[Task to carry out] Make an exact copy of the data below, leaving out every picture.

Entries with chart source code
--*--
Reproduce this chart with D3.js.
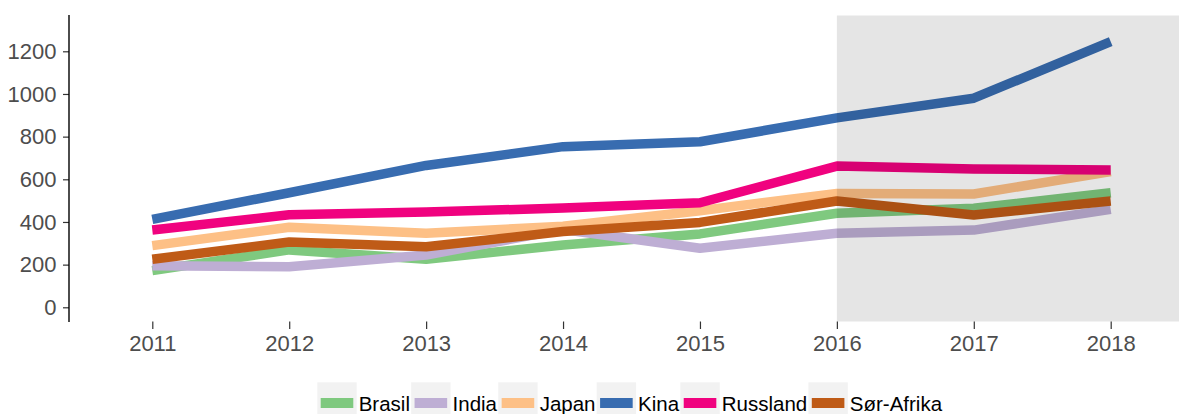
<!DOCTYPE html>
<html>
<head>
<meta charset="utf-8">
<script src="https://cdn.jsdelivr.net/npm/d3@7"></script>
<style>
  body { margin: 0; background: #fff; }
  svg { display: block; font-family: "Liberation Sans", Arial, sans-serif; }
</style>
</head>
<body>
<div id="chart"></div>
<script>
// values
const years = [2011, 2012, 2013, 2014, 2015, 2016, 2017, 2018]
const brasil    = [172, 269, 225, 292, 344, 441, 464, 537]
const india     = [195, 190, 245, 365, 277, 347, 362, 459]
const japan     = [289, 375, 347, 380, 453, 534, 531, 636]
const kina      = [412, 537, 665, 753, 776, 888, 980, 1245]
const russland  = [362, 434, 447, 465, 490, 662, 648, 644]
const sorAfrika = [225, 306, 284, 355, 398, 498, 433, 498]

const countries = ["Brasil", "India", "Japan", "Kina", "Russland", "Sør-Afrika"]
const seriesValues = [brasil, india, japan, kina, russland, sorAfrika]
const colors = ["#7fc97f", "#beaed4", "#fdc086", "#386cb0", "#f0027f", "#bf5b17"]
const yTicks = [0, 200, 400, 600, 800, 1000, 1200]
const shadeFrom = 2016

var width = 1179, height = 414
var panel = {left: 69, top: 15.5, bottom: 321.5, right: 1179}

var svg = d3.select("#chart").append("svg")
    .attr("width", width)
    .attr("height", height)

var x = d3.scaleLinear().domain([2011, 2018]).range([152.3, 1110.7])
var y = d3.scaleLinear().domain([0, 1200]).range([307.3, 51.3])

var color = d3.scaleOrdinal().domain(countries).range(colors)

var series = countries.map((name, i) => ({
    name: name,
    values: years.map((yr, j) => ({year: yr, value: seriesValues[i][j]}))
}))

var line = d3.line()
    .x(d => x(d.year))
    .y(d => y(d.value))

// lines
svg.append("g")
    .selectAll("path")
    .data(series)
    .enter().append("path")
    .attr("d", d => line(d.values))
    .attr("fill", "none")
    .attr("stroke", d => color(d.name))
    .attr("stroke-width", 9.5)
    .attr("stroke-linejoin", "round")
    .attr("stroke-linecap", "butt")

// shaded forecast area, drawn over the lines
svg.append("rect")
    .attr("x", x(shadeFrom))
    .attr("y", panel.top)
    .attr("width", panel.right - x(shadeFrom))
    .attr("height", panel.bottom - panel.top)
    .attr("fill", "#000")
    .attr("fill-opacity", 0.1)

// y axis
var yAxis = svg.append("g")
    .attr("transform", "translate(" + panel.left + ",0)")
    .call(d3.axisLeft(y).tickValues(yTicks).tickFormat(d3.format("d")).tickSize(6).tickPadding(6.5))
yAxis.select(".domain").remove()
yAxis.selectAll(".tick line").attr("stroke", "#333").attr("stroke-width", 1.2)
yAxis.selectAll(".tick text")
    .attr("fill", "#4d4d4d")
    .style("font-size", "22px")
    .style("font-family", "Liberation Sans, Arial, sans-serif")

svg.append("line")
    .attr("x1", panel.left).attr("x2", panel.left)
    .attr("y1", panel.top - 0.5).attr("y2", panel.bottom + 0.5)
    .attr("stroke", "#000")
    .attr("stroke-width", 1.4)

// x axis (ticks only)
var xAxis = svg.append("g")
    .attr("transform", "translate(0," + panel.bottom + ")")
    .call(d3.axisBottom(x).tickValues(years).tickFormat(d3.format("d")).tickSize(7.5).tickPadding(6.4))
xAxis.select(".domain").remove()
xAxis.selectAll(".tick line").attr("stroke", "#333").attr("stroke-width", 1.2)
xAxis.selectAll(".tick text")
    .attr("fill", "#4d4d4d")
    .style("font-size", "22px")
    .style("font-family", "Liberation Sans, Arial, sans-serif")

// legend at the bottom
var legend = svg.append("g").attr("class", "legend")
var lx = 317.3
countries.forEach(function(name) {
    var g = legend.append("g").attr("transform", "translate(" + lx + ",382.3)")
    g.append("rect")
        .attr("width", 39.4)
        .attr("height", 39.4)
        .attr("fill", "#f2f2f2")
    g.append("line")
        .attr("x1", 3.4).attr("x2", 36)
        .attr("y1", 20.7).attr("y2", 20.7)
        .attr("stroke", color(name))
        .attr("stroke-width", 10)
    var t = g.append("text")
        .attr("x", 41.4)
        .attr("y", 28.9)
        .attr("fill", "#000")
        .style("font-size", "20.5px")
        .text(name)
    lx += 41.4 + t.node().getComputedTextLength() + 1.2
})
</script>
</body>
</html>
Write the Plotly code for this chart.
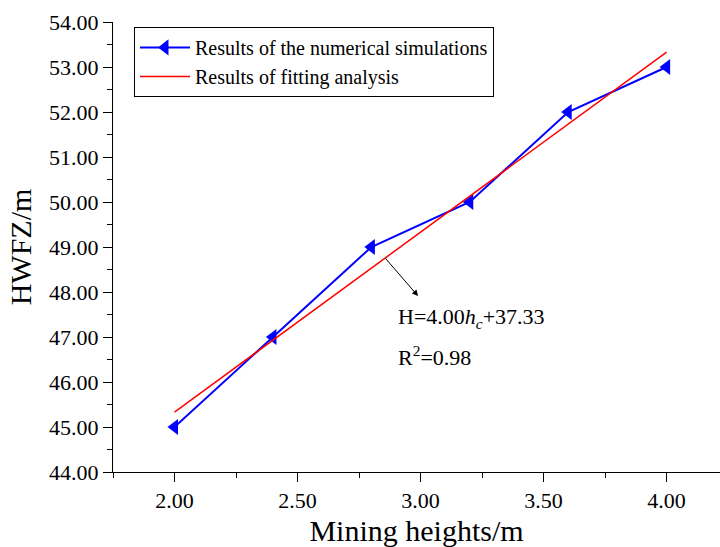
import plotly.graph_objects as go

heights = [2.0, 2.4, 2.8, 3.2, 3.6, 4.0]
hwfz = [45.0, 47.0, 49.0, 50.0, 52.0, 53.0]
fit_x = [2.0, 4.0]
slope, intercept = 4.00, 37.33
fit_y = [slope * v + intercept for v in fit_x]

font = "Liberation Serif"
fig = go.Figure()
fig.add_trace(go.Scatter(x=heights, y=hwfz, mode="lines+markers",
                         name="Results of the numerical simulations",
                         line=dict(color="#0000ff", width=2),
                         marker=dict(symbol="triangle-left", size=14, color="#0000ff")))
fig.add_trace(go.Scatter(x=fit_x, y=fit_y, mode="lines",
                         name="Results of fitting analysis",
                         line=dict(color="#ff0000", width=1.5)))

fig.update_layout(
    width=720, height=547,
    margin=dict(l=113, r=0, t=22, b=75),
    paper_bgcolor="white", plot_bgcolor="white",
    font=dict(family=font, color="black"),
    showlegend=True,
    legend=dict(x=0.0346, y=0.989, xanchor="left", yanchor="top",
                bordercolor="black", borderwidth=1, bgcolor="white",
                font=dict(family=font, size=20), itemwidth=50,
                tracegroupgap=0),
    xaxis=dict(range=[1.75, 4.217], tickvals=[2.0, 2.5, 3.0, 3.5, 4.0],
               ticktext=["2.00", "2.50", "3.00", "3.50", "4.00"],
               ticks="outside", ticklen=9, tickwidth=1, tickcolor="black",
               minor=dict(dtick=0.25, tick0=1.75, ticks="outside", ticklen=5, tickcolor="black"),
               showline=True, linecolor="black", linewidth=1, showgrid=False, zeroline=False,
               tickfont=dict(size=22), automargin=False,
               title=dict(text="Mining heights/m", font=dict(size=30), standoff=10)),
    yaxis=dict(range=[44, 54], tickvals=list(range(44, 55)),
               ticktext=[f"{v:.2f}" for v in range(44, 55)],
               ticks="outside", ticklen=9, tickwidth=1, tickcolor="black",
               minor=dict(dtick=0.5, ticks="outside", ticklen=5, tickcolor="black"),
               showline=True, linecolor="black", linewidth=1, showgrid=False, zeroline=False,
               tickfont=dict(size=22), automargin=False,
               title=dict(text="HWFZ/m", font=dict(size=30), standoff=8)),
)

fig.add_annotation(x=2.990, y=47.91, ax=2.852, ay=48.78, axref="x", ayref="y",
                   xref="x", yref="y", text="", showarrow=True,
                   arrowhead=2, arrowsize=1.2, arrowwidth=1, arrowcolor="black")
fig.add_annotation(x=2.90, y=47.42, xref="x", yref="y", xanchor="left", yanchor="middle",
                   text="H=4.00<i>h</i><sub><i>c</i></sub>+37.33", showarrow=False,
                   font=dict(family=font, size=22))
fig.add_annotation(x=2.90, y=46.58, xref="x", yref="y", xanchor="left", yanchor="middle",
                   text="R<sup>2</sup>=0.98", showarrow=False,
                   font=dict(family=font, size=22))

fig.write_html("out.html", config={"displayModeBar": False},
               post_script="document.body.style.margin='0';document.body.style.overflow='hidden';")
--*--
[Reply to the task]
Reproduce this chart with D3.js.
<!DOCTYPE html>
<html>
<head>
<meta charset="utf-8">
<script src="https://cdn.jsdelivr.net/npm/d3@7"></script>
<style>
  body { margin: 0; background: #fff; }
  svg { display: block; font-family: "Liberation Sans", Arial, sans-serif; }
</style>
</head>
<body>
<div id="chart"></div>
<script>
// values
const years = [2011, 2012, 2013, 2014, 2015, 2016, 2017, 2018]
const brasil    = [172, 269, 225, 292, 344, 441, 464, 537]
const india     = [195, 190, 245, 365, 277, 347, 362, 459]
const japan     = [289, 375, 347, 380, 453, 534, 531, 636]
const kina      = [412, 537, 665, 753, 776, 888, 980, 1245]
const russland  = [362, 434, 447, 465, 490, 662, 648, 644]
const sorAfrika = [225, 306, 284, 355, 398, 498, 433, 498]

const countries = ["Brasil", "India", "Japan", "Kina", "Russland", "Sør-Afrika"]
const seriesValues = [brasil, india, japan, kina, russland, sorAfrika]
const colors = ["#7fc97f", "#beaed4", "#fdc086", "#386cb0", "#f0027f", "#bf5b17"]
const yTicks = [0, 200, 400, 600, 800, 1000, 1200]
const shadeFrom = 2016

var width = 1179, height = 414
var panel = {left: 69, top: 15.5, bottom: 321.5, right: 1179}

var svg = d3.select("#chart").append("svg")
    .attr("width", width)
    .attr("height", height)

var x = d3.scaleLinear().domain([2011, 2018]).range([152.3, 1110.7])
var y = d3.scaleLinear().domain([0, 1200]).range([307.3, 51.3])

var color = d3.scaleOrdinal().domain(countries).range(colors)

var series = countries.map((name, i) => ({
    name: name,
    values: years.map((yr, j) => ({year: yr, value: seriesValues[i][j]}))
}))

var line = d3.line()
    .x(d => x(d.year))
    .y(d => y(d.value))

// lines
svg.append("g")
    .selectAll("path")
    .data(series)
    .enter().append("path")
    .attr("d", d => line(d.values))
    .attr("fill", "none")
    .attr("stroke", d => color(d.name))
    .attr("stroke-width", 9.5)
    .attr("stroke-linejoin", "round")
    .attr("stroke-linecap", "butt")

// shaded forecast area, drawn over the lines
svg.append("rect")
    .attr("x", x(shadeFrom))
    .attr("y", panel.top)
    .attr("width", panel.right - x(shadeFrom))
    .attr("height", panel.bottom - panel.top)
    .attr("fill", "#000")
    .attr("fill-opacity", 0.1)

// y axis
var yAxis = svg.append("g")
    .attr("transform", "translate(" + panel.left + ",0)")
    .call(d3.axisLeft(y).tickValues(yTicks).tickFormat(d3.format("d")).tickSize(6).tickPadding(6.5))
yAxis.select(".domain").remove()
yAxis.selectAll(".tick line").attr("stroke", "#333").attr("stroke-width", 1.2)
yAxis.selectAll(".tick text")
    .attr("fill", "#4d4d4d")
    .style("font-size", "22px")
    .style("font-family", "Liberation Sans, Arial, sans-serif")

svg.append("line")
    .attr("x1", panel.left).attr("x2", panel.left)
    .attr("y1", panel.top - 0.5).attr("y2", panel.bottom + 0.5)
    .attr("stroke", "#000")
    .attr("stroke-width", 1.4)

// x axis (ticks only)
var xAxis = svg.append("g")
    .attr("transform", "translate(0," + panel.bottom + ")")
    .call(d3.axisBottom(x).tickValues(years).tickFormat(d3.format("d")).tickSize(7.5).tickPadding(6.4))
xAxis.select(".domain").remove()
xAxis.selectAll(".tick line").attr("stroke", "#333").attr("stroke-width", 1.2)
xAxis.selectAll(".tick text")
    .attr("fill", "#4d4d4d")
    .style("font-size", "22px")
    .style("font-family", "Liberation Sans, Arial, sans-serif")

// legend at the bottom
var legend = svg.append("g").attr("class", "legend")
var lx = 317.3
countries.forEach(function(name) {
    var g = legend.append("g").attr("transform", "translate(" + lx + ",382.3)")
    g.append("rect")
        .attr("width", 39.4)
        .attr("height", 39.4)
        .attr("fill", "#f2f2f2")
    g.append("line")
        .attr("x1", 3.4).attr("x2", 36)
        .attr("y1", 20.7).attr("y2", 20.7)
        .attr("stroke", color(name))
        .attr("stroke-width", 10)
    var t = g.append("text")
        .attr("x", 41.4)
        .attr("y", 28.9)
        .attr("fill", "#000")
        .style("font-size", "20.5px")
        .text(name)
    lx += 41.4 + t.node().getComputedTextLength() + 1.2
})
</script>
</body>
</html>
Write the Plotly code for this chart.
import plotly.graph_objects as go

heights = [2.0, 2.4, 2.8, 3.2, 3.6, 4.0]
hwfz = [45.0, 47.0, 49.0, 50.0, 52.0, 53.0]
fit_x = [2.0, 4.0]
slope, intercept = 4.00, 37.33
fit_y = [slope * v + intercept for v in fit_x]

font = "Liberation Serif"
fig = go.Figure()
fig.add_trace(go.Scatter(x=heights, y=hwfz, mode="lines+markers",
                         name="Results of the numerical simulations",
                         line=dict(color="#0000ff", width=2),
                         marker=dict(symbol="triangle-left", size=14, color="#0000ff")))
fig.add_trace(go.Scatter(x=fit_x, y=fit_y, mode="lines",
                         name="Results of fitting analysis",
                         line=dict(color="#ff0000", width=1.5)))

fig.update_layout(
    width=720, height=547,
    margin=dict(l=113, r=0, t=22, b=75),
    paper_bgcolor="white", plot_bgcolor="white",
    font=dict(family=font, color="black"),
    showlegend=True,
    legend=dict(x=0.0346, y=0.989, xanchor="left", yanchor="top",
                bordercolor="black", borderwidth=1, bgcolor="white",
                font=dict(family=font, size=20), itemwidth=50,
                tracegroupgap=0),
    xaxis=dict(range=[1.75, 4.217], tickvals=[2.0, 2.5, 3.0, 3.5, 4.0],
               ticktext=["2.00", "2.50", "3.00", "3.50", "4.00"],
               ticks="outside", ticklen=9, tickwidth=1, tickcolor="black",
               minor=dict(dtick=0.25, tick0=1.75, ticks="outside", ticklen=5, tickcolor="black"),
               showline=True, linecolor="black", linewidth=1, showgrid=False, zeroline=False,
               tickfont=dict(size=22), automargin=False,
               title=dict(text="Mining heights/m", font=dict(size=30), standoff=10)),
    yaxis=dict(range=[44, 54], tickvals=list(range(44, 55)),
               ticktext=[f"{v:.2f}" for v in range(44, 55)],
               ticks="outside", ticklen=9, tickwidth=1, tickcolor="black",
               minor=dict(dtick=0.5, ticks="outside", ticklen=5, tickcolor="black"),
               showline=True, linecolor="black", linewidth=1, showgrid=False, zeroline=False,
               tickfont=dict(size=22), automargin=False,
               title=dict(text="HWFZ/m", font=dict(size=30), standoff=8)),
)

fig.add_annotation(x=2.990, y=47.91, ax=2.852, ay=48.78, axref="x", ayref="y",
                   xref="x", yref="y", text="", showarrow=True,
                   arrowhead=2, arrowsize=1.2, arrowwidth=1, arrowcolor="black")
fig.add_annotation(x=2.90, y=47.42, xref="x", yref="y", xanchor="left", yanchor="middle",
                   text="H=4.00<i>h</i><sub><i>c</i></sub>+37.33", showarrow=False,
                   font=dict(family=font, size=22))
fig.add_annotation(x=2.90, y=46.58, xref="x", yref="y", xanchor="left", yanchor="middle",
                   text="R<sup>2</sup>=0.98", showarrow=False,
                   font=dict(family=font, size=22))

fig.write_html("out.html", config={"displayModeBar": False},
               post_script="document.body.style.margin='0';document.body.style.overflow='hidden';")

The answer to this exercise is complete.